Consult the people on energy policy
For months, the Navajo Nation Council has debated the fate of a proposed 2019 Navajo Nation Energy Policy. The latest move on July 17 by the Council referred the legislation back to the Resources and Development Committee.
That move is the latest misstep in a series of efforts to deny one fundamental voice into a policy that will affect over 300,000 Navajo people. Bill sponsor Elmer Begay failed to bring the proposed 2019 Navajo Nation Energy Policy directly to the Navajo people for consultation and input.
The beauty of the 2013 Energy Policy is that the Navajo people were given an opportunity to have their say on the legislation. Now the proposed 2019 version of the Energy Policy, which calls to rescind the 2013 Energy Policy, fails to incorporate the thoughts and views of the Navajo people.
Rather, the Honorable Begay only sought recommendations from a small selected group of people who have a singular view for the future. For the 2013 Energy Policy authors and (leaders) began collecting the opinions of Diné, which took three years to write before voted and being signed into law.
Granted since 2013, the view of energy development has changed with the push to support renewable forms of energy. The Navajo Nation would shortchange itself by failing to seek the thoughts and input of the Navajo people who’d be affected by a sweeping change in energy policy.
For generations, the Navajo Nation has been blessed with natural resources such as oil, gas, coal, helium, and rare earth metals. The extraction industry has served Navajo well and has been the bedrock of the Navajo Nation general budget, a source of revenue that benefits all the people.
With the addition of renewable energy, the Navajo Nation only increases its potential wealth. However, Navajo can’t move forward and singularly embrace renewables without a responsible transition plan, especially since the funding of critical programs and services that help our Navajo people are currently generated by the extraction of natural resources. It’s only fair to ask the Navajo people what they think about their services being potentially reduced or even eliminated.

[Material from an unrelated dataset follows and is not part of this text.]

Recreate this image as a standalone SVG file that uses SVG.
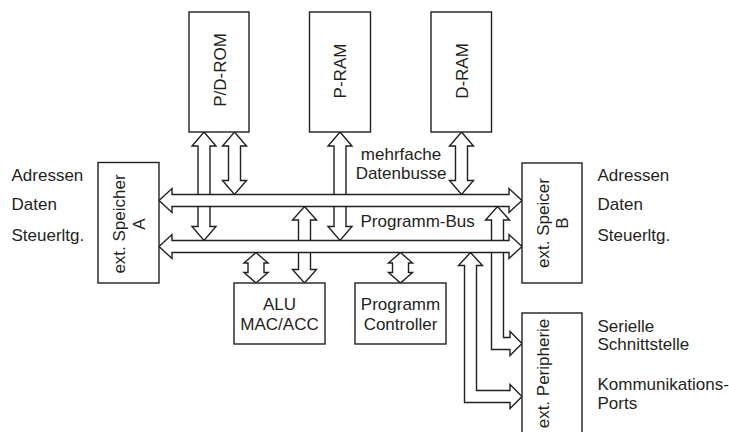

In addition, supporters of changing the Energy Policy are sharing limited opinions of Navajo traditional philosophy that fits their argument. They say we need to leave the earth as it is. Meanwhile, another traditional view exists that says our Mother will always care for her people.
Natural resources come from our Mother Earth and are given to her people to improve their quality of life. Not everyone shares the beliefs of the outside non-Navajo people who proudly chant “Keep it in the ground.” They may never understand Navajo motherhood in relation to her people.
Opinions can vary among our Navajo people, but without consulting them we will never know what they think about a policy change that directly affects them. Our nation has more than 300,000 people with more than 170,000 people living on the Navajo Nation.
Yet, the 2019 Energy Policy would be written by a dozen people a majority of whom weren’t elected by anyone. This means 110 Navajo chapter communities and their members would not have a voice in the creation of a policy that could further limit the energy capacity of the Navajo Nation.
Nonetheless, some will agree that renewable energy should be embraced. This is not a disagreeable point. The question is: How we will get from here to there without a sound energy road map?
The truth behind the proposed 2019 Energy Policy is that there is no plan. Nothing for the Navajo people to even consider. When you don’t have a plan for the people of the Navajo Nation to consider, then the policy essentially does not have any resemblance of the values of 300,000 Navajo people.
The proposed 2019 Energy Policy would simply be a backroom deal void of input from Diné.